Step 1: Precontemplation. Prior to making a change we need to admit we have something to change. In this stage we have yet to admit that something is worth changing, although the issue may be buzzing around in the back of our mind.  This stage is sometimes thought of as being “in denial” due to our claims that a pattern or behaviour is not a problem.

Step 2: Contemplation. During this stage, we start to consider the benefits of making a change, however we often focus on the downsides.  This creates fear of change and can lead to extended procrastination and delay before moving forward.  The contemplation stage is about admitting that we want to change and seeing the positives of the change (for example, if I were to lose weight I would feel healthier, happier and fit into my old clothes in the wardrobe).

Some of the key questions to answer at this stage are:

What is your motivation for wanting to change?

What are some of the benefits of changing?

What may be holding you back from changing?

What are some factors that could assist you in making a change?

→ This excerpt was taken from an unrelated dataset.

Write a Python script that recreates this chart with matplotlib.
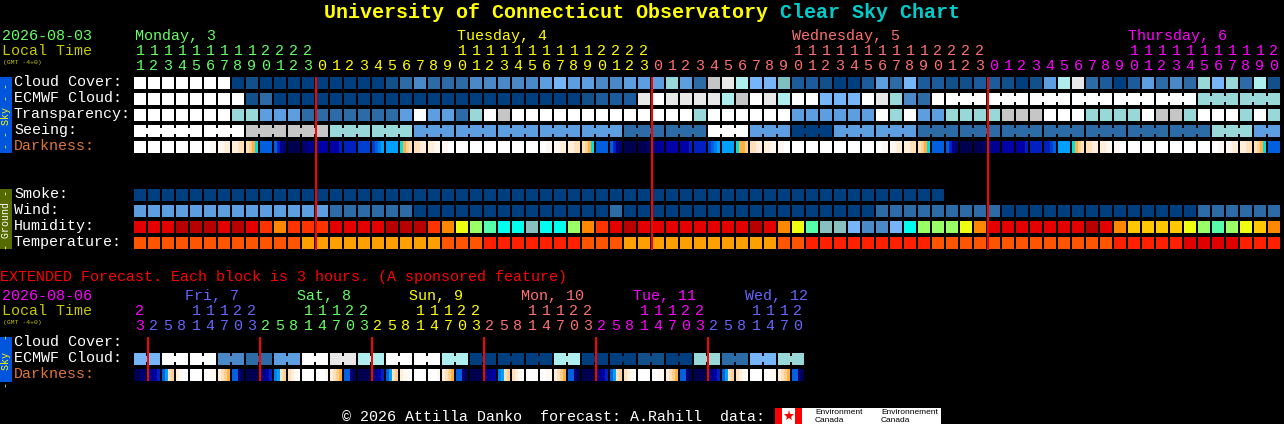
import matplotlib
matplotlib.use("Agg")
import matplotlib.pyplot as plt

plt.rcParams['font.family'] = ['Liberation Mono', 'DejaVu Sans Mono']

#---------------- colours of the blocks -----------------#
block_colours = {
    'A': '#003f7f', 'B': '#12508c', 'C': '#1c5c9c', 'D': '#2c6ba6', 'E': '#4a88c8',
    'F': '#5c9ee0', 'G': '#77b5f9', 'H': '#99d8d8', 'I': '#aeeeee', 'J': '#e8e8e8',
    'K': '#c6c6c6', 'L': '#7fbfbf', 'W': '#ffffff',
    'm': '#b80000', 'n': '#e40000', 'o': '#ff3300', 'p': '#ff8800', 'q': '#ffc800',
    'y': '#eeff11', 'l': '#99ff66', 'k': '#55ffaa', 'c': '#00ffee', 't': '#88c0c0',
    'u': '#ff5500', 'v': '#ffa000', 'x': '#ff2000', 'z': '#e00000',
}
dark_colours = {
    '0': '#ffffff', '1': '#fff8f0', '2': '#ffeeda', '3': '#ffe0bb', '4': '#ffd090',
    '5': '#ffb040', '6': '#00e0e0', '7': '#00a0ff', '8': '#0080f0', '9': '#0060e0',
    'a': '#0040d0', 'b': '#0020c0', 'c': '#0000a8', 'd': '#000090', 'e': '#000070',
    'f': '#000050',
}

#---------------- hourly forecast -----------------#
cloud_cover = ("WWWWWWWABA" "AAAAAAAABD" "EDDDEEEEEF" "GFFEEFFFHF" "DKJIGGLCCB"
               "AACFDGCCBB" "CCBABFIJDC" "ACFDEDHGHD" "IB")
ecmwf_cloud = ("WWWWWWWWBD" "AAAAAAAAAA" "AAAAAAAAAA" "AABCCCJWJJ" "JJIKWJIWWG"
               "GGWJHEDWWW" "WWWWWWWWWW" "WWWWWWHHHH" "HH")
transparency = ("WWWWWWWHHF" "FFDDDDDDDF" "WFFDHWKWWW" "WWWWWWWWWW" "HWWWWWWFFF"
                "FFFWHWFFHH" "HHKKKWWWHH" "HHWKKHWWWH" "WH")
seeing = ("WWWWWWWWKK" "KKKKHHHHHH" "FFFFFFFFFF" "FFFFFDDDDD" "DWWWFFFAAA"
          "FFFFFFDDDD" "DDDDDDDDDD" "DDDDDDDHHH" "FF")
smoke = "A" * 58
wind = ("FFFFFFFFFF" "FFFFDDDDDD" "AAAAAAAAAA" "AAAADAAAAA" "AAAAAAAAAA"
        "AAADDDDDDD" "DDAAAAAAAA" "AAAAAADDDD" "DD")
humidity = ("nnnmmmnmno" "pooonnnnmm" "mopylkcctc" "clponmnnnn" "nnnnmnpykt"
            "tGEEGcllly" "pnnnnnnnmn" "pqqqqylkly" "qp")
temperature = ("uuuuuuuuuu" "uuvvvvvvvv" "vvuuuxxxxx" "xxuuuvvvvv" "vvvvvvuuxx"
               "xxxxxxxuuu" "uuuuuuuuuu" "xxxxxzzzzx" "xx")
darkness = ["0000", "0000", "0000", "0000", "0000", "0011", "1122", "2233", "3456", "9999",
            "9bde", "ffff", "eedd", "dccc", "cccb", "bbbb", "aaaa", "a987", "7777", "6543",
            "3322", "2211", "1100", "0000", "0000", "0000", "0000", "0000", "0000", "0011",
            "1122", "2233", "3456", "9999", "9bde", "ffff", "fffe", "dddc", "cccc", "cccb",
            "bbbb", "a987", "7777", "6554", "3322", "2211", "1100", "0000", "0000", "0000",
            "0000", "0000", "0000", "0011", "1122", "2233", "3456", "9999", "9bde", "ffff",
            "fffe", "dddd", "cccc", "cccb", "bbbb", "bba9", "7777", "6543", "3322", "2211",
            "1100", "0000", "0000", "0000", "0000", "0000", "0000", "0011", "1122", "2233",
            "3456", "9999"]

# first column of each linked run of blocks
seeing_links = [0, 2, 5, 8, 11, 14, 17, 20, 23, 26, 29, 32, 35, 38, 41, 44, 47, 50, 53, 56,
                59, 62, 65, 68, 71, 74, 77, 80]
ecmwf_links = [58, 61, 64, 67, 70, 73, 76, 79]

hour_midnights = [13, 37, 61]
hour_tens = "111111111" "2222" "          11111111112222" "          11111111112222" "          11111111112"
hour_units = "1234567890123" "012345678901234567890123" "012345678901234567890123" "012345678901234567890"
hour_day_runs = [(13, '#66ff66'), (24, '#ffff00'), (24, '#ff7070'), (21, '#ff00ff')]
day_names = ["Monday, 3", "Tuesday, 4", "Wednesday, 5", "Thursday, 6"]
day_x = [135, 457, 792, 1128]
day_colours = ['#66ff66', '#ffff00', '#ff7070', '#ff00ff']

#---------------- extended forecast -----------------#
ext_ecmwf = "GWWEDFWJIWWIAAAIAABAHDGH"
ext_darkness = ["ffee", "ddcb", "9734", "2100", "0000", "0011", "2345", "99ef",
                "ffff", "edcb", "8734", "3210", "0000", "0001", "2345", "99ef",
                "ffff", "edcb", "9734", "2110", "0000", "0001", "2345", "99ef",
                "ffff", "eddc", "8734", "3210", "0000", "0011", "2345", "99ef",
                "ffff", "edcb", "9734", "3210", "0000", "0011", "2345", "99ef",
                "ffff", "edcb", "9734", "3210", "0000", "0011", "2345", "99ef"]
ext_midnights = [1, 9, 17, 25, 33, 41]
ext_tens = "2" + "   11122" * 5 + "   1112"
ext_units = "3" + "25814703" * 5 + "2581470"
ext_day_runs = [(1, '#ff00ff'), (8, '#6666ff'), (8, '#66ff66'), (8, '#ffff00'),
                (8, '#ff7070'), (8, '#ff00ff'), (7, '#6666ff')]
ext_names = ["Fri, 7", "Sat, 8", "Sun, 9", "Mon, 10", "Tue, 11", "Wed, 12"]
ext_x = [185, 297, 409, 521, 633, 745]
ext_colours = ['#6666ff', '#66ff66', '#ffff00', '#ff7070', '#ff00ff', '#6666ff']

#---------------- layout -----------------#
LEFT = 134
PITCH = 14
SIZE = 12
FS = 10.8

fig = plt.figure(figsize=(12.84, 4.24), dpi=100, facecolor='black')
ax = fig.add_axes([0, 0, 1, 1])
ax.set_xlim(0, 1284)
ax.set_ylim(424, 0)
ax.axis('off')


def box(x, y, w, h, colour):
    ax.bar(x, h, width=w, bottom=y, align='edge', color=colour, linewidth=0)


def row(values, top):
    for i, v in enumerate(values):
        box(LEFT + i * PITCH, top, SIZE, SIZE, block_colours[v])


def links(values, top, starts, run=3):
    # little bridge over the gap between blocks of one forecast step
    for s in starts:
        for i in range(s, s + run - 1):
            if i + 1 < len(values):
                box(LEFT + i * PITCH + SIZE, top + 3, PITCH - SIZE, 6, block_colours[values[i]])


def dark_row(values, top):
    for i, cell in enumerate(values):
        for j, v in enumerate(cell):
            box(LEFT + i * PITCH + j * 3, top, 3, SIZE, dark_colours[v])


def label(x, y, s, colour='white', **kw):
    kw.setdefault('fontsize', FS)
    ax.text(x, y + 0.8, s, color=colour, va='center', ha=kw.pop('ha', 'left'), **kw)


def digits(tens, units, runs, y_tens, y_units):
    start = 0
    for count, colour in runs:
        for i in range(start, start + count):
            x = LEFT + i * PITCH + SIZE / 2
            if tens[i] != ' ':
                label(x, y_tens, tens[i], colour, ha='center')
            label(x, y_units, units[i], colour, ha='center')
        start += count


def red_lines(cols, y0, y1):
    for c in cols:
        box(LEFT + c * PITCH - 1, y0, 2, y1 - y0, '#ff0000')


#---------------- title -----------------#
label(324, 11.5, "University of Connecticut Observatory", '#ffff00', fontsize=14.4, fontweight='bold')
label(780, 11.5, "Clear Sky Chart", '#00cccc', fontsize=14.4, fontweight='bold')

#---------------- header -----------------#
label(2, 35, "2026-08-03", '#66ff66')
label(2, 50, "Local Time", '#c8c800')
label(3, 62, "(GMT -4+0)", '#c8c800', fontsize=4.6)
for name, x, c in zip(day_names, day_x, day_colours):
    label(x, 35, name, c)
digits(hour_tens, hour_units, hour_day_runs, 50, 65)

#---------------- main rows -----------------#
row(cloud_cover, 77)
row(ecmwf_cloud, 93)
links(ecmwf_cloud, 93, ecmwf_links)
row(transparency, 109)
row(seeing, 125)
links(seeing, 125, seeing_links)
dark_row(darkness, 141)
row(smoke, 189)
row(wind, 205)
row(humidity, 221)
row(temperature, 237)
red_lines(hour_midnights, 77, 250)

row_labels = [("Cloud Cover:", 81), ("ECMWF Cloud:", 97), ("Transparency:", 113), ("Seeing:", 129),
              ("Smoke:", 193), ("Wind:", 209), ("Humidity:", 225), ("Temperature:", 241)]
for s, y in row_labels:
    label(14, y, s)
label(14, 145, "Darkness:", '#dd7733')

box(0, 77, 12, 76, '#0055dd')
label(6, 115, "- - Sky - -", '#ffff00', ha='center', rotation=90, fontsize=7.2)
box(0, 189, 12, 60, '#556b00')
label(6, 219, "- Ground -", 'white', ha='center', rotation=90, fontsize=7.2)

#---------------- extended -----------------#
label(0, 276.5, "EXTENDED Forecast. Each block is 3 hours. (A sponsored feature)", '#ff0000')
label(2, 295, "2026-08-06", '#ff00ff')
label(2, 310, "Local Time", '#c8c800')
label(3, 322, "(GMT -4+0)", '#c8c800', fontsize=4.6)
for name, x, c in zip(ext_names, ext_x, ext_colours):
    label(x, 295, name, c)
digits(ext_tens, ext_units, ext_day_runs, 310, 325)

ext_cells = [v for v in ext_ecmwf for _ in range(2)]
row(ext_cells, 353)
links(ext_cells, 353, list(range(0, 48, 2)), run=2)
dark_row(ext_darkness, 369)
red_lines(ext_midnights, 337, 381)

label(14, 341, "Cloud Cover:")
label(14, 357, "ECMWF Cloud:")
label(14, 373, "Darkness:", '#dd7733')
box(0, 337, 12, 45, '#0055dd')
label(6, 360, "-  Sky  -", '#ffff00', ha='center', rotation=90, fontsize=7.2)

#---------------- footer -----------------#
label(342, 416, "\u00a9 2026 Attilla Danko  forecast: A.Rahill  data:")
box(775, 408, 166, 16, '#ffffff')
box(775, 408, 7, 16, '#ff0000')
box(795, 408, 7, 16, '#ff0000')
ax.plot(788.5, 416, marker='*', ms=8, color='#ff0000', mew=0)
for x, s in [(815, "Environment"), (881, "Environnement")]:
    label(x, 412, s, 'black', fontsize=6, family='Liberation Sans')
    label(x, 420, "Canada", 'black', fontsize=6, family='Liberation Sans')

fig.savefig("out.png", dpi=100, facecolor='black')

Step 3: Preparation. During this phase, we start lay the groundwork for the wider change ahead.  We may start to introduce smaller changes into our life.  For example, if you are planning to get fitter, you might start walking to the next bus stop each day on the way to work.  This stage requires creating our plans for a successful change.  Good preparation is vital to success and some of the key things to do include:

  • Find people with a similar goal that might support you, or find others to hold you accountable.
  • Research as much as you can about the area you want to make a change in – find out about others who have been successful in making the same change and how they did it.
  • Identify and write down your motivation and inspiration for making the change.
  • Create a clear plan for change and design a process for monitoring and rewarding progress.
  • Design contingency plans for “falling off the wagon” and prepare yourself for this happening.

Step 4: Taking action. This is where the rubber hits the road.  If your preparation has been thorough, you’ll start executing on your plan and using your support systems.  Its important to take action in the knowledge that changing personal habits takes dedication and time to achieve.  Ingraining a new habit can take months or even years to achieve and will almost inevitably involve ups and downs along the path.  This step will need you to reward success and forgive yourself for slip-ups.

Step 5: Maintenance. Once you’ve taken action successfully, you’ll start to see the fruits of your labours.  If you’re objective was to stop smoking, you may last a day, or a week without a cigarette.  The key to maintenance is to find ways to avoid being tempted to relapse (for example, avoiding a trip to the pub with your old smoking buddies) and rewarding yourself for success (for example, treat yourself to a massage to relieve the stress of nicotine withdrawal).

Step 6: Relapse. Relapse is a normal and inevitable part of making a life change.  If not managed correctly, relapse can undermine all the good work that you have put in, and take away the self-confidence you’ve built up.  The key to moving through a relapse is to understand the reason for falling down, and to work out the best way to avoid a repeat.  Remembering that everyone who has successfully made a change has been through this process can be helpful in forgiving yourself.  Once you’ve understood the relapse, it is best to go back to the preparation phase and “get back on the horse”.

Finally, the best chance of keeping your resolution in 2010, is to start at Step 1 today.  Following the six-step change model above, and particularly focusing on the preparation phase prior to jumping in, is proven to increase your chance of making a lasting change in your life.  So get started on making 2010 your best year yet!